:: Records contained in a dataset ::
[Start]

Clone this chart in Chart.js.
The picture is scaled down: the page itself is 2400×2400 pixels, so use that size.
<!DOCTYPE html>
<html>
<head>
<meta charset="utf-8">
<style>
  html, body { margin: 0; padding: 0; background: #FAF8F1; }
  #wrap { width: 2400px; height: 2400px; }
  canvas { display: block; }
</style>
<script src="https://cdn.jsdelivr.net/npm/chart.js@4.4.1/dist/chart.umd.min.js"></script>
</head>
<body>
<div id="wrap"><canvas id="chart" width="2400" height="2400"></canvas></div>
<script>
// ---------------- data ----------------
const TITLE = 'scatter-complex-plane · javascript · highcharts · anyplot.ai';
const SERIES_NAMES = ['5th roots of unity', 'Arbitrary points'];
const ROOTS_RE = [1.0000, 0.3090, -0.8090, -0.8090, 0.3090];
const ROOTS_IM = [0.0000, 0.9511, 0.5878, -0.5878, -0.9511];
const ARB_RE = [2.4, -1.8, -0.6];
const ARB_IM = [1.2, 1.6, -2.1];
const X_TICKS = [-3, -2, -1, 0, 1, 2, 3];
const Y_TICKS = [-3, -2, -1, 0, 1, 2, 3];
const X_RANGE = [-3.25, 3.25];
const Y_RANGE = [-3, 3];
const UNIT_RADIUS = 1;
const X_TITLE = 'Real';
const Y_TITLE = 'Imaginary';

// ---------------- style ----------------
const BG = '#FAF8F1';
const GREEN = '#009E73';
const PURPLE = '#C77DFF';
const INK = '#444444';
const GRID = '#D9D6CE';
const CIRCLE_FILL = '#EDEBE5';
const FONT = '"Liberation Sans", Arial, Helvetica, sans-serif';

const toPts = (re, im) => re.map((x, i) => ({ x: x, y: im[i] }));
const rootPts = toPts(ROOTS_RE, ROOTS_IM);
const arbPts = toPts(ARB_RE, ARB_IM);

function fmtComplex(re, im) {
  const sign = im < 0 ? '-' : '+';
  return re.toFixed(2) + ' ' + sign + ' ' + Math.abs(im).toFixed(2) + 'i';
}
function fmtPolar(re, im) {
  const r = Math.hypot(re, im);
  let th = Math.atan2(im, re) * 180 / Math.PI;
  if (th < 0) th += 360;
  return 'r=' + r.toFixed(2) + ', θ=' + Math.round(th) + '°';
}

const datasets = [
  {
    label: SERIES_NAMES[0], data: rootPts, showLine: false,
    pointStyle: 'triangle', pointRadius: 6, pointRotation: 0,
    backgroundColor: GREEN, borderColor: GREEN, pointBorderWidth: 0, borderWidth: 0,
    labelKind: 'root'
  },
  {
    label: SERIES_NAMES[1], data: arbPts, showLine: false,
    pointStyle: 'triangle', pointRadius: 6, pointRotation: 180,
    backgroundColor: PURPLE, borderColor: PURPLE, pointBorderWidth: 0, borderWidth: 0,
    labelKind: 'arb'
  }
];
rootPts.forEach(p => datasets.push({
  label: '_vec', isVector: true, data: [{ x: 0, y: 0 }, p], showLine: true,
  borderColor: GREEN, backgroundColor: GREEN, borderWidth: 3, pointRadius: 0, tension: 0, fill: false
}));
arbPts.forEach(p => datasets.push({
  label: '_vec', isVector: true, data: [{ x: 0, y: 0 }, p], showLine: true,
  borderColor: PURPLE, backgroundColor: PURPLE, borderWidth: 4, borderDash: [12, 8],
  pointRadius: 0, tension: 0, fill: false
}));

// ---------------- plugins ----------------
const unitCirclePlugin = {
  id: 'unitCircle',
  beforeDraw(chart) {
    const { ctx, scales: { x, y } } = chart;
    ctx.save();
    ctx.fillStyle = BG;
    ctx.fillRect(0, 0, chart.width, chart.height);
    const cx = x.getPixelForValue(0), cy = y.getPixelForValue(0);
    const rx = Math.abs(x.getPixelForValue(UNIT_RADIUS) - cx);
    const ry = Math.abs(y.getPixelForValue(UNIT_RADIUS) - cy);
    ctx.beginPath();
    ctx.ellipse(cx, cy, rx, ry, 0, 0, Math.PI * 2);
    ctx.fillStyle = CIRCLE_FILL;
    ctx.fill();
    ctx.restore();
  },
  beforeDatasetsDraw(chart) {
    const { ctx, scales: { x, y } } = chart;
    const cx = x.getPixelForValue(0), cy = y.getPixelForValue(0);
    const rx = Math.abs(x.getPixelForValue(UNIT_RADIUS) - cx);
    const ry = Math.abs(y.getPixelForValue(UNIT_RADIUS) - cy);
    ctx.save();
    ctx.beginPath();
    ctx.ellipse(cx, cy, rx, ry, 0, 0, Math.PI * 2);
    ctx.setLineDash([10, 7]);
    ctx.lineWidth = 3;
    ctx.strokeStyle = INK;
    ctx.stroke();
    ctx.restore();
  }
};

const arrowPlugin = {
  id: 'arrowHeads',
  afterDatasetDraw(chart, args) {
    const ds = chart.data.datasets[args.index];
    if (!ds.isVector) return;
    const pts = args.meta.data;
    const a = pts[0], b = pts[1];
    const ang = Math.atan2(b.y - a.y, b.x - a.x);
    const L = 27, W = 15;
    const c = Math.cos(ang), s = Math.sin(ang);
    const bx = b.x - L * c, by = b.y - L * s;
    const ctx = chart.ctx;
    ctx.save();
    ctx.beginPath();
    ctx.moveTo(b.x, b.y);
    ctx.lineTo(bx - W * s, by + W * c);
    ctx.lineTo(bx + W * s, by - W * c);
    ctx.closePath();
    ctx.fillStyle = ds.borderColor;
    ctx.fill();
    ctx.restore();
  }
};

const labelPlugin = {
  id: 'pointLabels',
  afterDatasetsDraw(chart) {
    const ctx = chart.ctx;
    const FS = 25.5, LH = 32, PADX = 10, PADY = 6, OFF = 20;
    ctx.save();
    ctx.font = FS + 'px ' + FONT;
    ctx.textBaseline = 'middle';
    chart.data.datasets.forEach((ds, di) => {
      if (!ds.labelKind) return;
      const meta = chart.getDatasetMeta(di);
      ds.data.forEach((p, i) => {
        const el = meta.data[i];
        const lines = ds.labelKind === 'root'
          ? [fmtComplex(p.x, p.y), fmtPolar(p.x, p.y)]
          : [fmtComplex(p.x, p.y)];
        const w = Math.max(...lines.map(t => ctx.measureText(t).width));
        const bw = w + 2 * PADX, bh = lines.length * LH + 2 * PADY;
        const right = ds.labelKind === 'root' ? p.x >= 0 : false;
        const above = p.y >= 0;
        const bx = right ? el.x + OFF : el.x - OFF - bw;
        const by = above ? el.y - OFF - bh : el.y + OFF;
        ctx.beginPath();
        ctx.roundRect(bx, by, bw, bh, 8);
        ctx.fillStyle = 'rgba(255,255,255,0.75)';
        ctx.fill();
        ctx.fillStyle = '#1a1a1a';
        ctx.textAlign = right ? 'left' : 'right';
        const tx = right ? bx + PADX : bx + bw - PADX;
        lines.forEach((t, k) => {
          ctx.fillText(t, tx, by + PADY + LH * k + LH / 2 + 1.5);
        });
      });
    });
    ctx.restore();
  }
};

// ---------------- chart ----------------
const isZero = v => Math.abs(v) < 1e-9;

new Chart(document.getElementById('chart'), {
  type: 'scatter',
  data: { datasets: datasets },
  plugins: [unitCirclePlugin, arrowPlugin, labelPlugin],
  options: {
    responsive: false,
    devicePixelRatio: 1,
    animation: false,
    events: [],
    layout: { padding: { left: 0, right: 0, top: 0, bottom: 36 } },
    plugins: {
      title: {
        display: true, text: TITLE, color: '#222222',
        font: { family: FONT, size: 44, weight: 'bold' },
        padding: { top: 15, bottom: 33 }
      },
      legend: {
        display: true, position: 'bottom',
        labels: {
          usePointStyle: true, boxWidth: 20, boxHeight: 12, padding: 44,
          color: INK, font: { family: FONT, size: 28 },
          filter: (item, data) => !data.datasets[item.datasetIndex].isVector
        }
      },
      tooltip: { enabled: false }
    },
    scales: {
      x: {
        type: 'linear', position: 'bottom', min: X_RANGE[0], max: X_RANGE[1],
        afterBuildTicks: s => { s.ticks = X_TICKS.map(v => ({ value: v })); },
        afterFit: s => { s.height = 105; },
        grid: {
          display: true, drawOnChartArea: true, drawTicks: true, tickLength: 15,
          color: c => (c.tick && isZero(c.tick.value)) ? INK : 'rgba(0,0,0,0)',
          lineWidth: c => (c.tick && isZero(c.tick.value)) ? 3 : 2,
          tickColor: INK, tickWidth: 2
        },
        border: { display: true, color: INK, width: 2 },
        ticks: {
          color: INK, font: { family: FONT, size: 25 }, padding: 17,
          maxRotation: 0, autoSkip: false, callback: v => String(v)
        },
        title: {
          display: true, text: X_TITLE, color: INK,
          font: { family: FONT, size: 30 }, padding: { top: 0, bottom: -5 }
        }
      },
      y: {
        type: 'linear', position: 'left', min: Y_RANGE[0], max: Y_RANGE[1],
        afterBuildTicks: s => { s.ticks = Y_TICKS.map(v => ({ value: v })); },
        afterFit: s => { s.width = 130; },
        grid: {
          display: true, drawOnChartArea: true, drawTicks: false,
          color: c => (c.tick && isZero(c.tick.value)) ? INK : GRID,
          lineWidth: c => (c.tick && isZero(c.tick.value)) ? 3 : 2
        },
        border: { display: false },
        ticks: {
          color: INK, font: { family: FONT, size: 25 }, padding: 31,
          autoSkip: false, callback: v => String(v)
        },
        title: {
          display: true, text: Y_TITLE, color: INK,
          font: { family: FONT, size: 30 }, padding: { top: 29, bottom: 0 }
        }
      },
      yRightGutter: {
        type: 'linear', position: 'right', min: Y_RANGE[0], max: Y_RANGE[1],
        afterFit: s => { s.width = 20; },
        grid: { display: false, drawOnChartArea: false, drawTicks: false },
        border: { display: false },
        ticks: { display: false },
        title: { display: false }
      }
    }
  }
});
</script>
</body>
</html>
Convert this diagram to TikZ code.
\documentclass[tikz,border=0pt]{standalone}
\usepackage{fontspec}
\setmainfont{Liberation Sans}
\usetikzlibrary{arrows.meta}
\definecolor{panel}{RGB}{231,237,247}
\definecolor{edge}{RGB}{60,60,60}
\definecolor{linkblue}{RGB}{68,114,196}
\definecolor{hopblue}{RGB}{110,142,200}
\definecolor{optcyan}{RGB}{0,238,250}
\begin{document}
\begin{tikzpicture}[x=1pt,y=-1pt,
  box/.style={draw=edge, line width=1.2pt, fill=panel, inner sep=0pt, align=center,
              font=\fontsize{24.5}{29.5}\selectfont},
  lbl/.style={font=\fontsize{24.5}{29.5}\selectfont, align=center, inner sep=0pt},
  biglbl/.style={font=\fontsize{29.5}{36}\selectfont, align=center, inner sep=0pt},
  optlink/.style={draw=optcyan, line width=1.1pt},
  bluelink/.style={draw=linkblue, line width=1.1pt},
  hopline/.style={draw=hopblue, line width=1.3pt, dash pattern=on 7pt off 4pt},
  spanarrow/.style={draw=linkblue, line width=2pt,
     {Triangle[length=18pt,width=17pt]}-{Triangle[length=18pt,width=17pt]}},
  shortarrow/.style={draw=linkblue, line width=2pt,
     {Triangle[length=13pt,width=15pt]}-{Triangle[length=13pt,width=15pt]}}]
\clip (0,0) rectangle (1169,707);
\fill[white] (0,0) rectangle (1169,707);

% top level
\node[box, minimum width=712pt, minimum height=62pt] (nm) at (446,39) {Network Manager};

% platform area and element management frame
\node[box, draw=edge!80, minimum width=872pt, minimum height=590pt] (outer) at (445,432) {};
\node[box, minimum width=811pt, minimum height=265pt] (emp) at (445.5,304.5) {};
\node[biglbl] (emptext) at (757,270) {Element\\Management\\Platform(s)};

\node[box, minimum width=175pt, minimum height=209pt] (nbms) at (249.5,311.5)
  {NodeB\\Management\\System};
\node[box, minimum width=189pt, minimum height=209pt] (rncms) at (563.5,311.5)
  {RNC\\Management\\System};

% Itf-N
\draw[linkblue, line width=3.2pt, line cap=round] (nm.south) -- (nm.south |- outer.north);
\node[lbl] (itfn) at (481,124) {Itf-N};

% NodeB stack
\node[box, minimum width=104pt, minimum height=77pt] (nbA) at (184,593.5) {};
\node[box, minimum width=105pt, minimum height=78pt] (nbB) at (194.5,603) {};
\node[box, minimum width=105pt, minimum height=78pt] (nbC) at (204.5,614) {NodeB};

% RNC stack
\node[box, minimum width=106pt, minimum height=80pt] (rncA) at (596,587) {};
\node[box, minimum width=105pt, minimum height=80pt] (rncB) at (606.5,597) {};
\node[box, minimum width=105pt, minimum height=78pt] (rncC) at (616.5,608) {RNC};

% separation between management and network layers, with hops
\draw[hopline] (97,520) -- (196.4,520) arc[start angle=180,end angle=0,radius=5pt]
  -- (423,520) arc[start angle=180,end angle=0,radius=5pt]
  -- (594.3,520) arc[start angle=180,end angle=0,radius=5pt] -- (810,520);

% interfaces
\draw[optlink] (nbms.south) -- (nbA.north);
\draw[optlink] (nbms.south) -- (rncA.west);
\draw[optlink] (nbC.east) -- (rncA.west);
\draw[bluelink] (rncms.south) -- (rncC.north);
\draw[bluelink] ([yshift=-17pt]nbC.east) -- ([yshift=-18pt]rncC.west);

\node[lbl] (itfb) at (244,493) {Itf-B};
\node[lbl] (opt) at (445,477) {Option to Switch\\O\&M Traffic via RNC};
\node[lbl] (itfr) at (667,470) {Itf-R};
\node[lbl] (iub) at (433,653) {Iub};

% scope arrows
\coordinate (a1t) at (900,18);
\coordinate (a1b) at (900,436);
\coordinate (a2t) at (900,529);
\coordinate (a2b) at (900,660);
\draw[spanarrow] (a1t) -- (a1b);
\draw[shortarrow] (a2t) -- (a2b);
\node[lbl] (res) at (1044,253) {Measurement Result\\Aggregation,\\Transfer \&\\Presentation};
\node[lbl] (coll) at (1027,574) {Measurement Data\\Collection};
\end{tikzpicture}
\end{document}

[End]

:: Given instruction ::
Restate the first line and every line after it, word for word, stopping once the line with "const arbPts = toPts(ARB_RE, ARB_IM);" is done.

:: Expected output ::
Clone this chart in Chart.js.
The picture is scaled down: the page itself is 2400×2400 pixels, so use that size.
<!DOCTYPE html>
<html>
<head>
<meta charset="utf-8">
<style>
  html, body { margin: 0; padding: 0; background: #FAF8F1; }
  #wrap { width: 2400px; height: 2400px; }
  canvas { display: block; }
</style>
<script src="https://cdn.jsdelivr.net/npm/chart.js@4.4.1/dist/chart.umd.min.js"></script>
</head>
<body>
<div id="wrap"><canvas id="chart" width="2400" height="2400"></canvas></div>
<script>
// ---------------- data ----------------
const TITLE = 'scatter-complex-plane · javascript · highcharts · anyplot.ai';
const SERIES_NAMES = ['5th roots of unity', 'Arbitrary points'];
const ROOTS_RE = [1.0000, 0.3090, -0.8090, -0.8090, 0.3090];
const ROOTS_IM = [0.0000, 0.9511, 0.5878, -0.5878, -0.9511];
const ARB_RE = [2.4, -1.8, -0.6];
const ARB_IM = [1.2, 1.6, -2.1];
const X_TICKS = [-3, -2, -1, 0, 1, 2, 3];
const Y_TICKS = [-3, -2, -1, 0, 1, 2, 3];
const X_RANGE = [-3.25, 3.25];
const Y_RANGE = [-3, 3];
const UNIT_RADIUS = 1;
const X_TITLE = 'Real';
const Y_TITLE = 'Imaginary';

// ---------------- style ----------------
const BG = '#FAF8F1';
const GREEN = '#009E73';
const PURPLE = '#C77DFF';
const INK = '#444444';
const GRID = '#D9D6CE';
const CIRCLE_FILL = '#EDEBE5';
const FONT = '"Liberation Sans", Arial, Helvetica, sans-serif';

const toPts = (re, im) => re.map((x, i) => ({ x: x, y: im[i] }));
const rootPts = toPts(ROOTS_RE, ROOTS_IM);
const arbPts = toPts(ARB_RE, ARB_IM);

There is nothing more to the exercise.